Hi I am so sorry you got repeat posts from me… I was so confused as to why my posts were not going up so I posted a few times Sorry… messages must be approved I am assuming? Thank you for your help… So you do not think its the Theme I am using? I hope not I just have so much time invested in it.
You are awesome BTW… its so refereshing to get someone to even reply… on ET’s forums I cannot get people to respond.
Yep, sorry - every user’s first post is moderated to keep the SPAM down. Your posts should flow freely now.
I doubt it is the theme specifically though I’m sure there are things the theme could do better. Unfortunately poor first byte performance for wordpress is something I see way too often (particularly on shared hosting).
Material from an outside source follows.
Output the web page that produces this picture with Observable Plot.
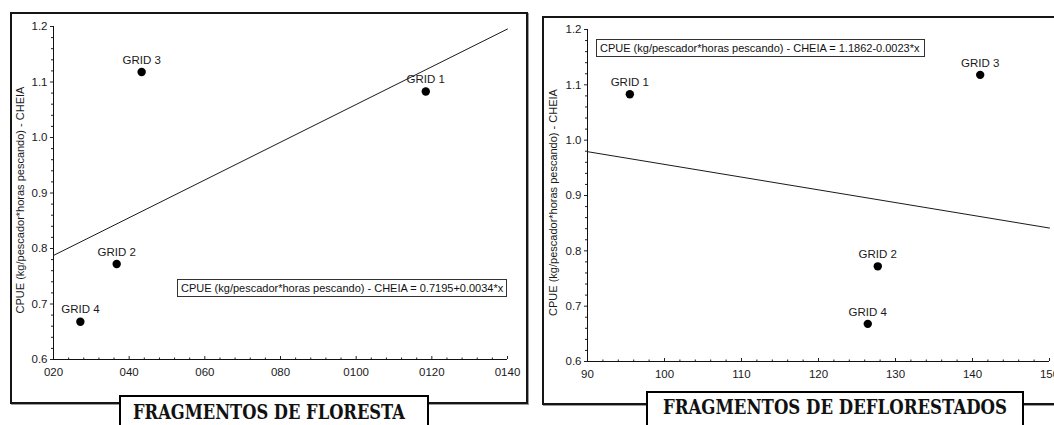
<!DOCTYPE html>
<html>
<head>
<meta charset="utf-8">
<script src="https://cdn.jsdelivr.net/npm/d3@7"></script>
<script src="https://cdn.jsdelivr.net/npm/@observablehq/plot@0.6"></script>
<style>
  html, body { margin: 0; padding: 0; background: #fff; overflow: hidden; width: 1054px; height: 425px; }
  #root { position: relative; width: 1054px; height: 425px; overflow: hidden; font-family: "Liberation Sans", Arial, sans-serif; }
  .frame { position: absolute; box-sizing: border-box; border: 2px solid #151515; box-shadow: 1px 1px 0 #9a9a9a; }
  .plotwrap { position: absolute; top: 0; }
  .plotwrap svg { max-width: none !important; background: transparent !important; overflow: visible; }
  .eq { position: absolute; box-sizing: border-box; border: 1px solid #333; background: #fff; font-size: 11px; line-height: 16px; padding: 0 0 0 3px; white-space: nowrap; color: #111; }
  .title { position: absolute; box-sizing: border-box; border: 2px solid #000; border-bottom: none; background: #fff; }
</style>
</head>
<body>
<div id="root"></div>
<script>
// ---------- data ----------
const grids = ["GRID 1", "GRID 2", "GRID 3", "GRID 4"];
const cpue = [1.083, 0.772, 1.118, 0.668];
const florestaX = [118.4, 36.7, 43.3, 27.1];
const desflorestaX = [95.5, 127.7, 141.0, 126.4];

const florestaFit = { intercept: 0.7195, slope: 0.0034 };
const desflorestaFit = { intercept: 1.1862, slope: -0.0023 };

const yTicks = [0.6, 0.7, 0.8, 0.9, 1.0, 1.1, 1.2];
const florestaTicks = [20, 40, 60, 80, 100, 120, 140];
const florestaTickLabels = ["020", "040", "060", "080", "0100", "0120", "0140"];
const desflorestaTicks = [90, 100, 110, 120, 130, 140, 150];
const desflorestaTickLabels = ["90", "100", "110", "120", "130", "140", "150"];

const yLabel = "CPUE (kg/pescador*horas pescando) - CHEIA";
const florestaEq = "CPUE (kg/pescador*horas pescando) - CHEIA = 0.7195+0.0034*x";
const desflorestaEq = "CPUE (kg/pescador*horas pescando) - CHEIA = 1.1862-0.0023*x";
const florestaTitle = "FRAGMENTOS DE FLORESTA";
const desflorestaTitle = "FRAGMENTOS DE DEFLORESTADOS";

// ---------- helpers ----------
const root = document.getElementById("root");
function div(cls, style, text) {
  const d = document.createElement("div");
  d.className = cls;
  Object.assign(d.style, style);
  if (text) d.textContent = text;
  root.appendChild(d);
  return d;
}

function panel({xs, fit, ticks, tickLabels, minorStep, width, marginLeft, marginRight, marginTop, marginBottom, labelDx, labelDy}) {
  const pts = grids.map((g, i) => ({ grid: g, x: xs[i], y: cpue[i] }));
  const x0 = ticks[0], x1 = ticks[ticks.length - 1];
  const fitLine = [x0, x1].map(x => ({ x, y: fit.intercept + fit.slope * x }));
  const minorX = d3.range(x0, x1 + 1e-9, minorStep).filter(v => !ticks.includes(v));
  const minorY = d3.range(0.6, 1.2 + 1e-9, 0.02).map(v => +v.toFixed(2)).filter(v => !yTicks.some(t => Math.abs(t - v) < 1e-9));
  const labelOf = d => tickLabels[ticks.findIndex(t => Math.abs(t - d) < 1e-9)];
  return Plot.plot({
    width, height: 425,
    marginLeft, marginRight, marginTop, marginBottom,
    style: { background: "transparent", fontFamily: "'Liberation Sans', Arial, sans-serif", fontSize: "11px", color: "#1a1a1a", overflow: "visible" },
    x: { domain: [x0, x1], axis: null },
    y: { domain: [0.6, 1.2], axis: null },
    marks: [
      Plot.axisY(minorY, { tickSize: 2, tickFormat: () => "", label: null, stroke: "#222" }),
      Plot.axisY(yTicks, { tickSize: 3, tickPadding: 3, tickFormat: d3.format(".1f"), label: null, fontSize: 11.5, stroke: "#222" }),
      Plot.axisX(minorX, { tickSize: -1.5, tickFormat: () => "", label: null, stroke: "#222" }),
      Plot.axisX(ticks, { tickSize: -3, tickPadding: 11, tickFormat: labelOf, label: null, fontSize: 11.5, stroke: "#222" }),
      Plot.ruleX([x0], { stroke: "#111" }),
      Plot.ruleY([0.6], { stroke: "#111" }),
      Plot.text([yLabel], { text: d => d, frameAnchor: "left", textAnchor: "middle", rotate: -90, dx: labelDx, dy: labelDy, fontSize: 11, fill: "#1a1a1a" }),
      Plot.line(fitLine, { x: "x", y: "y", stroke: "#1a1a1a", strokeWidth: 1 }),
      Plot.dot(pts, { x: "x", y: "y", r: 4.2, fill: "#000", stroke: "none" }),
      Plot.text(pts, { x: "x", y: "y", text: "grid", dy: -12, fontSize: 11.5, fill: "#1a1a1a" })
    ]
  });
}

// ---------- frames ----------
div("frame", { left: "10px", top: "12px", width: "518px", height: "392px" });
div("frame", { left: "542px", top: "16px", width: "600px", height: "389px" });

// ---------- plots ----------
const wrapL = div("plotwrap", { left: "0px", width: "530px" });
wrapL.appendChild(panel({
  xs: florestaX, fit: florestaFit, ticks: florestaTicks, tickLabels: florestaTickLabels, minorStep: 4,
  width: 530, marginLeft: 53, marginRight: 23, marginTop: 26, marginBottom: 66, labelDx: -33, labelDy: 7
}));
const wrapR = div("plotwrap", { left: "530px", width: "560px" });
wrapR.appendChild(panel({
  xs: desflorestaX, fit: desflorestaFit, ticks: desflorestaTicks, tickLabels: desflorestaTickLabels, minorStep: 2,
  width: 560, marginLeft: 57, marginRight: 41, marginTop: 29, marginBottom: 64, labelDx: -34, labelDy: 7
}));

// ---------- equation boxes ----------
div("eq", { left: "177px", top: "279px", width: "330px", height: "18px" }, florestaEq);
div("eq", { left: "596px", top: "39px", width: "329px", height: "18px" }, desflorestaEq);

// ---------- titles ----------
function title(text, style, tx, baseline, len) {
  const h = 425 - parseFloat(style.top);
  style.height = h + "px";
  const t = div("title", style);
  const svg = d3.select(t).append("svg")
    .attr("width", parseFloat(style.width) - 4).attr("height", h - 2)
    .style("position", "absolute").style("left", "0px").style("top", "0px").style("overflow", "visible");
  svg.append("text")
    .attr("x", tx).attr("y", baseline)
    .attr("textLength", len).attr("lengthAdjust", "spacingAndGlyphs")
    .attr("font-family", "'DejaVu Serif', 'Liberation Serif', serif")
    .attr("font-weight", "bold").attr("font-size", 20).attr("fill", "#111")
    .text(text);
}
title(florestaTitle, { left: "119px", top: "395px", width: "310px" }, 12, 22, 272);
title(desflorestaTitle, { left: "646px", top: "391px", width: "378px" }, 15, 21, 344);
</script>
</body>
</html>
It is getting so bad that a wrote an article on it for this year’s performance calendar: http://calendar.perfplanet.com/2011/when-good-back-ends-go-bad/
I don’t have any quick/easy solutions though. More likely than not you will need to switch hosting (or at least the hosting plan) to see improvement and the options have quite a range of prices. Someone like WP Engine offers fully managed hosting (you don’t need to know how to run the site) but it will be more expensive than solutions where you manage the servers yourself. I’ve seen people have good luck with Rackspace cloud hosting ($11/month at the cheapest) but it requires a lot of hands-on configuration of the systems.
Thank you very much for all your input I appreciate it… but it is discouraging. I am really confused I need affordable hosting. You are the 2nd person to recommend Rackspace Cloud… do you know of anything else that may be an improvement to where i am hosting … at least until I get all this business stuff going? I have tried to read reviews online but I do not know which sites have “genuine” reviews.
I’m not aware of any objective sources for information on the performance of various hosting providers. Do you have systems administration skills or access to somebody who does (can set up and configure the web server and database)? If so then a reasonably cheap VPS would be a good option (which is what Rackspace is but there are cheaper alternatives available). I have had reasonable luck with Dreamhost but it’s kind of dependent on what other sites are on the same server and the database there is pretty painful too.
You can set up W3 Total Cache or another caching plugin to cache your important pages on the server (front page for example) which should significantly improve the performance (you’ll also want to make sure you have cron hitting the word press cron page regularly to make sure the pages are pre-cached for users).
Another option is to have an external monitoring service (like pingdom) monitor your important pages frequently (like every minute). That would give your pages a higher liklihood of staying in the server’s memory cache but it’s kind of working around the system instead of fixing things.